In a small town ruled by a gang of scuzzy car thieves, a mysterious stranger—named Jake, and played by the inimitable Charlie Sheen—arrives. Is this visibly 22, leather-clad, motorcycle-riding high school student a glimmer of hope for the oppressed townsfolk? And could he be connected to the mysterious, futuristic ghost/robot that’s been slaughtering the gang members? Isn’t it obvious? Don’t worry: after a wild second act centered around sick races and car-related murders, all of
your questions will be answered. Well, most of your questions will– okay, some of your questions might receive answers.
Director: Mike Marvin Actors: Charlie Sheen, Nick Cassavetes, Sherilyn Fenn, Randy Quaid, Clint Howard Genre: Horror, Action Year of Release: 1986
Let me be entirely clear with you: this is a very bad film. The characters are flat, sexist stereotypes that spout terrible one-liners and unconvincing cliches for the full duration of the 93 minute runtime. God help you if you want an explanation, either. Charlie Sheen’s some sort of revenge ghost—a… Wraith, if you will. Where’d he get the supercar and the Tron suit? Maybe he stopped off in the future before he reincarnated? Which, by the way, how’d he do that? Who knows?
But more importantly: who fucking cares? Let’s talk about the soundtrack. You remember the 80s? It’s that, it’s the 80s. The Wraith soundtrack is everything everyone loves about the decade’s music. Notice I didn’t call it a score, either – you aint gonna find any dramatic violin swells here. This one’s all cheap synth, drum machines set to “Power Rock,” and reverbed-out guitar solos. It’s the best.

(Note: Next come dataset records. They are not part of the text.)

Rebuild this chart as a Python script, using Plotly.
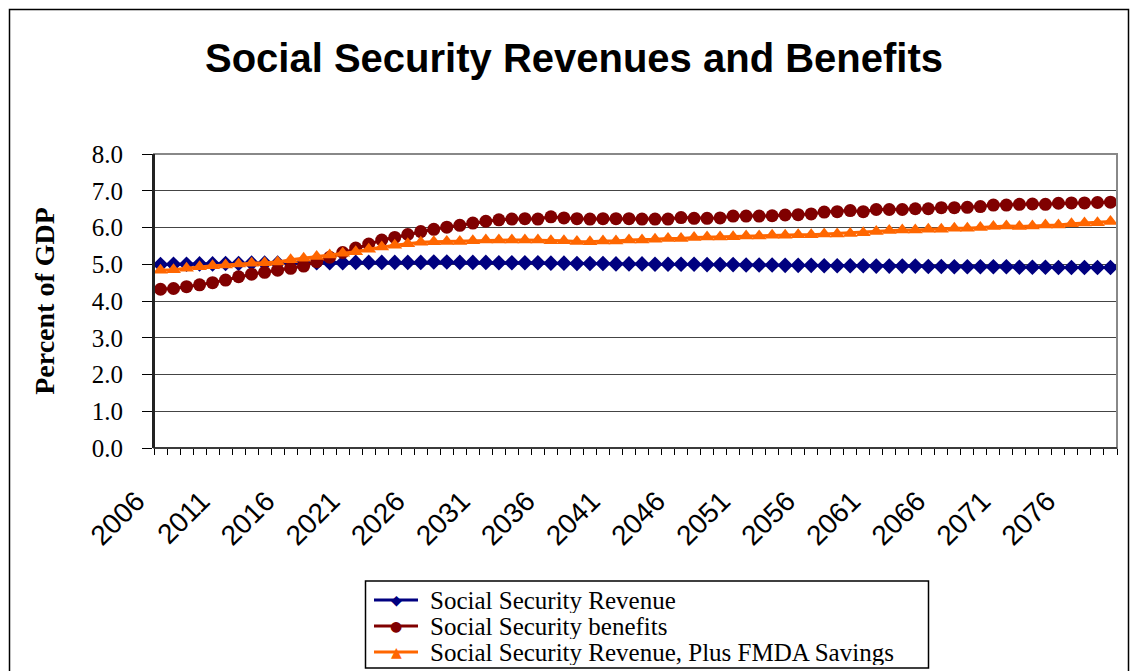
import plotly.graph_objects as go

years = [2006, 2007, 2008, 2009, 2010, 2011, 2012, 2013, 2014, 2015,
         2016, 2017, 2018, 2019, 2020, 2021, 2022, 2023, 2024, 2025,
         2026, 2027, 2028, 2029, 2030, 2031, 2032, 2033, 2034, 2035,
         2036, 2037, 2038, 2039, 2040, 2041, 2042, 2043, 2044, 2045,
         2046, 2047, 2048, 2049, 2050, 2051, 2052, 2053, 2054, 2055,
         2056, 2057, 2058, 2059, 2060, 2061, 2062, 2063, 2064, 2065,
         2066, 2067, 2068, 2069, 2070, 2071, 2072, 2073, 2074, 2075,
         2076, 2077, 2078, 2079]

revenue = [4.99, 5.00, 5.00, 5.01, 5.01, 5.02, 5.02, 5.03, 5.03, 5.03,
           5.04, 5.04, 5.04, 5.04, 5.04, 5.05, 5.05, 5.05, 5.05, 5.05,
           5.05, 5.06, 5.06, 5.05, 5.05, 5.05, 5.04, 5.04, 5.04, 5.04,
           5.03, 5.03, 5.02, 5.02, 5.02, 5.01, 5.01, 5.01, 5.00, 5.00,
           5.00, 5.00, 4.99, 4.99, 4.99, 4.98, 4.98, 4.98, 4.97, 4.97,
           4.97, 4.96, 4.96, 4.96, 4.96, 4.95, 4.95, 4.95, 4.95, 4.94,
           4.94, 4.93, 4.93, 4.93, 4.93, 4.93, 4.92, 4.92, 4.92, 4.91,
           4.91, 4.91, 4.91, 4.91]

benefits = [4.32, 4.34, 4.39, 4.44, 4.50, 4.57, 4.66, 4.73, 4.78, 4.84,
            4.89, 4.95, 5.07, 5.19, 5.32, 5.44, 5.55, 5.66, 5.73, 5.81,
            5.89, 5.95, 6.01, 6.06, 6.12, 6.17, 6.21, 6.23, 6.24, 6.23,
            6.29, 6.26, 6.24, 6.23, 6.24, 6.24, 6.24, 6.23, 6.23, 6.23,
            6.27, 6.25, 6.25, 6.26, 6.31, 6.31, 6.31, 6.32, 6.34, 6.35,
            6.37, 6.42, 6.43, 6.46, 6.43, 6.49, 6.49, 6.49, 6.51, 6.51,
            6.54, 6.54, 6.55, 6.57, 6.61, 6.61, 6.63, 6.64, 6.63, 6.66,
            6.67, 6.67, 6.68, 6.69]

revenue_fmda = [4.84, 4.85, 4.89, 4.93, 4.96, 4.98, 5.01, 5.03, 5.04, 5.06,
                5.12, 5.16, 5.21, 5.25, 5.30, 5.34, 5.41, 5.47, 5.52, 5.56,
                5.60, 5.61, 5.62, 5.62, 5.64, 5.66, 5.66, 5.66, 5.66, 5.66,
                5.64, 5.64, 5.62, 5.61, 5.63, 5.63, 5.66, 5.66, 5.68, 5.70,
                5.70, 5.73, 5.74, 5.74, 5.75, 5.77, 5.77, 5.79, 5.79, 5.80,
                5.80, 5.82, 5.82, 5.84, 5.86, 5.89, 5.92, 5.93, 5.93, 5.95,
                5.95, 5.98, 5.98, 6.00, 6.03, 6.04, 6.03, 6.04, 6.07, 6.07,
                6.10, 6.12, 6.13, 6.16]

tick_years = [2006, 2011, 2016, 2021, 2026, 2031, 2036, 2041, 2046, 2051,
              2056, 2061, 2066, 2071, 2076]
tick_labels = ["2006", "2011", "2016", "2021", "2026", "2031", "2036", "2041",
               "2046", "2051", "2056", "2061", "2066", "2071", "2076"]
y_ticks = [0, 1, 2, 3, 4, 5, 6, 7, 8]

series_names = ["Social Security Revenue", "Social Security benefits",
                "Social Security Revenue, Plus FMDA Savings"]
series_colors = ["#000080", "#800000", "#FF6600"]
series_symbols = ["diamond", "circle", "triangle-up"]
legend_glyphs = ["\u25C6", "\u25CF", "\u25B2"]

W, H = 1130, 671
L, R, T, B = 154, 1117, 154, 448
pw, ph = R - L, B - T


def px_x(p):
    return (p - L) / pw


def px_y(p):
    return (B - p) / ph


serif = "Liberation Serif, Times New Roman, serif"
sans = "Liberation Sans, Arial, sans-serif"

fig = go.Figure()
for name, vals, col, sym, msize in zip(series_names,
                                       [revenue, benefits, revenue_fmda],
                                       series_colors, series_symbols,
                                       [12, 13, 13]):
    fig.add_trace(go.Scatter(
        x=years, y=vals, name=name, mode="lines+markers",
        line=dict(color=col, width=3),
        marker=dict(symbol=sym, size=msize, color=col),
        showlegend=False,
    ))

fig.update_layout(
    width=W, height=H,
    margin=dict(l=L, r=W - R, t=T, b=H - B, pad=0),
    paper_bgcolor="white", plot_bgcolor="white",
    title=dict(text="<b>Social Security Revenues and Benefits</b>",
               font=dict(family=sans, size=40, color="black"),
               x=574 / W, xanchor="center", xref="container",
               y=1 - 58 / H, yanchor="middle", yref="container"),
    showlegend=False,
    xaxis=dict(
        range=[2005.5, 2079.5], showgrid=False, zeroline=False,
        tickmode="array", tickvals=tick_years, ticktext=tick_labels,
        tickangle=-45, ticks="", ticklen=0,
        tickfont=dict(family=sans, size=28, color="black"),
        ticklabelstandoff=30, ticklabelshift=-24,
        showline=False,
        minor=dict(tickmode="linear", tick0=2005.5, dtick=1, ticks="outside",
                   ticklen=6, tickcolor="black", tickwidth=1, showgrid=False),
    ),
    yaxis=dict(
        range=[0, 8], tickmode="array", tickvals=y_ticks,
        tickformat=".1f", showgrid=True, gridcolor="#444444", gridwidth=1,
        zeroline=False, ticks="outside", ticklen=10, tickcolor="black",
        tickfont=dict(family=serif, size=25, color="black"),
        showline=True, linecolor="#222222", linewidth=2,
        title=dict(text="<b>Percent of GDP</b>",
                   font=dict(family=serif, size=28, color="black"),
                   standoff=29),
        ticklabelstandoff=14,
    ),
)

# plot area border (gray) and axis lines
fig.add_shape(type="rect", xref="paper", yref="paper", x0=0, x1=1, y0=0, y1=1,
              line=dict(color="#888888", width=2), layer="above")
fig.add_shape(type="line", xref="paper", yref="paper", x0=0, x1=1, y0=0, y1=0,
              line=dict(color="#222222", width=1.5), layer="above")
fig.add_shape(type="line", xref="paper", yref="paper", x0=0, x1=0, y0=0, y1=1,
              line=dict(color="#222222", width=2), layer="above")
# outer chart frame
fig.add_shape(type="rect", xref="paper", yref="paper",
              x0=px_x(9.5), x1=px_x(1128.5), y0=px_y(700), y1=px_y(9.5),
              line=dict(color="black", width=1.5), layer="below")

# legend box
fig.add_shape(type="rect", xref="paper", yref="paper",
              x0=px_x(365.5), x1=px_x(928.5), y0=px_y(668), y1=px_y(581),
              line=dict(color="black", width=1.5), fillcolor="white",
              layer="below")
row_y = [600, 626, 652]
for name, col, glyph, ry in zip(series_names, series_colors, legend_glyphs, row_y):
    fig.add_shape(type="line", xref="paper", yref="paper",
                  x0=px_x(374), x1=px_x(418), y0=px_y(ry), y1=px_y(ry),
                  line=dict(color=col, width=3))
    fig.add_annotation(xref="paper", yref="paper", x=px_x(396), y=px_y(ry),
                       text=glyph, showarrow=False, xanchor="center",
                       yanchor="middle",
                       font=dict(family="DejaVu Sans", size=14, color=col))
    fig.add_annotation(xref="paper", yref="paper", x=px_x(429), y=px_y(ry),
                       text=name, showarrow=False, xanchor="left",
                       yanchor="middle", height=25, borderpad=0,
                       font=dict(family=serif, size=25, color="black"))

fig.write_html("out.html",
               config={"displayModeBar": False},
               post_script="document.body.style.margin='0';")
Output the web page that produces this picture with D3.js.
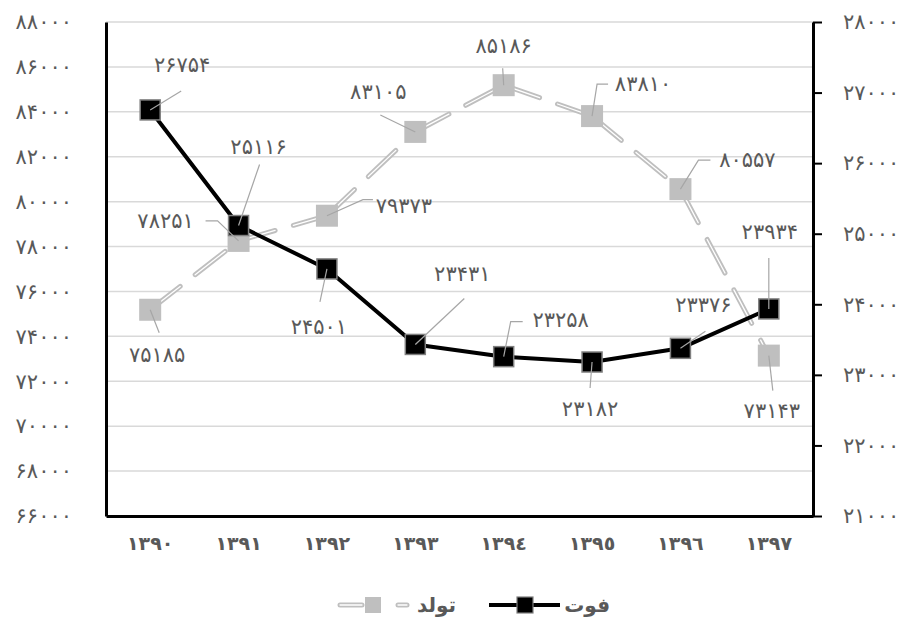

You know what else is the best? The Wraith. Despite the fact that it objectively sucks—and it does—it’s an amazingly good time. It defies genre not because it lacks the elements of genre, it’s just that the movie itself isn’t able to convey its genre clearly. People say it’s a horror movie, and it does have violent murder and a ghost, so… Kinda? But it’s a doofy car race action movie, too. And a high school drama, and some kind of weird sci-fi nerd revenge fantasy. Plus, technically, it has the same plot as The Crow: slain loverboy comes back as a rad ghost to kill the shit out of his murderers.
There’s really no part of The Wraith that approaches what you might call rational coherence. Even the dramatis personae is rounded out with characters named things like “Skank,” and “Minty,” and “Gutterboy.” Skank, by the way, lives in a decommissioned airplane and enjoys drinking industrial solvents as a way to pass the time. There isn’t a single second of The Wraith that’s less than over-the-top, preposterous nonsense and it’s fuckin’ perfect for it.
The Wraith has a wholesome feel to it, but it’s pretty freakin’ violent. I mean, there’s only a little bit of the stabbier variety of violence and it’s stylized and largely bloodless. There’s a lot of exploding-car-murders though – like at least six. There’s some corpses, too, but there’s not a second of gore.
Well, you get to see Sherilyn Fenn’s naked boobs, so that’s awesome. There are few innocent, teenager-y sex scenes and some shirtless Charlie Sheen but it’s never extreme or too explicit. This is PG-13 all the way.
This is Charlie Sheen’s second-ever lead role in a movie. Johnny Depp was originally considered for the role.
The line “whoever he is, he’s weird, and he’s pissed off,” is a direct lift of a line from John Carpenter’s The Thing.
Shockingly, there was only one car wreck during the (albeit extremely short) filming period. It did kill a guy though.